In 1990, a disgruntled employee at the Point Lepreau Nuclear Generating Station in Canada obtained a sample (estimated as about a "half cup") of heavy water from the primary heat transport loop
of the nuclear reactor, and loaded it into a cafeteria drink dispenser. Eight employees drank some of the contaminated water. The incident was discovered when employees began leaving bioassay
urine samples with elevated tritium levels. The quantity of heavy water involved was far below levels that could induce heavy water toxicity, but several employees received elevated radiation doses
from tritium and neutron-activated chemicals in the water. This was not an incident of heavy water poisoning, but rather radiation poisoning from other isotopes in the heavy water. Some news services
were not careful to distinguish these points, and some of the public were left with the impression that heavy water is normally radioactive and more severely toxic than it is. Even if pure heavy water
had been used in the water cooler indefinitely, it is not likely the incident would have been detected or caused harm, since no employee would be expected to get much more than 25% of their daily
drinking water from such a source.
On Earth, deuterated water, HDO, occurs naturally in regular water at a proportion of about 1 molecule in 3200. This means that 1 in 6400 hydrogen atoms is deuterium, which is 1 part in 3200 by
weight (hydrogen weight). The HDO may be separated from regular water by distillation or electrolysis and also by various chemical exchange processes, all of which exploit a kinetic isotope effect.
(For more information about the isotopic distribution of deuterium in water, see Vienna Standard Mean Ocean Water.) In theory, deuterium for heavy water could be created in a nuclear reactor,
but separation from ordinary water is the cheapest bulk production process.
The difference in mass between the two hydrogen isotopes translates into a difference in the zero-point energy and thus into a slight difference in the speed at which the reaction proceeds.

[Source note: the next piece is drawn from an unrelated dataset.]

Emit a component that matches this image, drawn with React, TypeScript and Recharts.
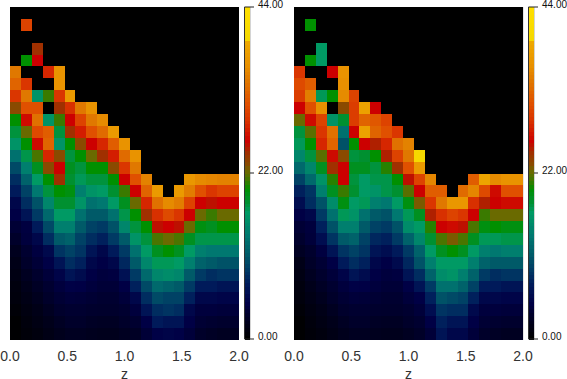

Once HDO becomes a significant fraction of the water, heavy water becomes more prevalent as water molecules trade hydrogen atoms very frequently. Production of pure heavy water by distillation
or electrolysis requires a large cascade of stills or electrolysis chambers and consumes large amounts of power, so the chemical methods are generally preferred. The most important chemical method is
the Girdler sulfide process.
An alternative process, patented by Graham M. Keyser, uses lasers to selectively dissociate deuterated hydrofluorocarbons to form deuterium fluoride, which can then be separated by physical means.
Although the energy consumption for this process is much less than for the Girdler sulfide process, this method is currently uneconomical due to the expense of procuring the necessary hydrofluorocarbons.
As noted, modern commercial heavy water is almost universally referred to, and sold as, deuterium oxide. It is most often sold in various grades of purity, from 98% enrichment to 99.75 - 99.98%
deuterium enrichment (nuclear reactor grade) and occasionally even higher isotopic purity.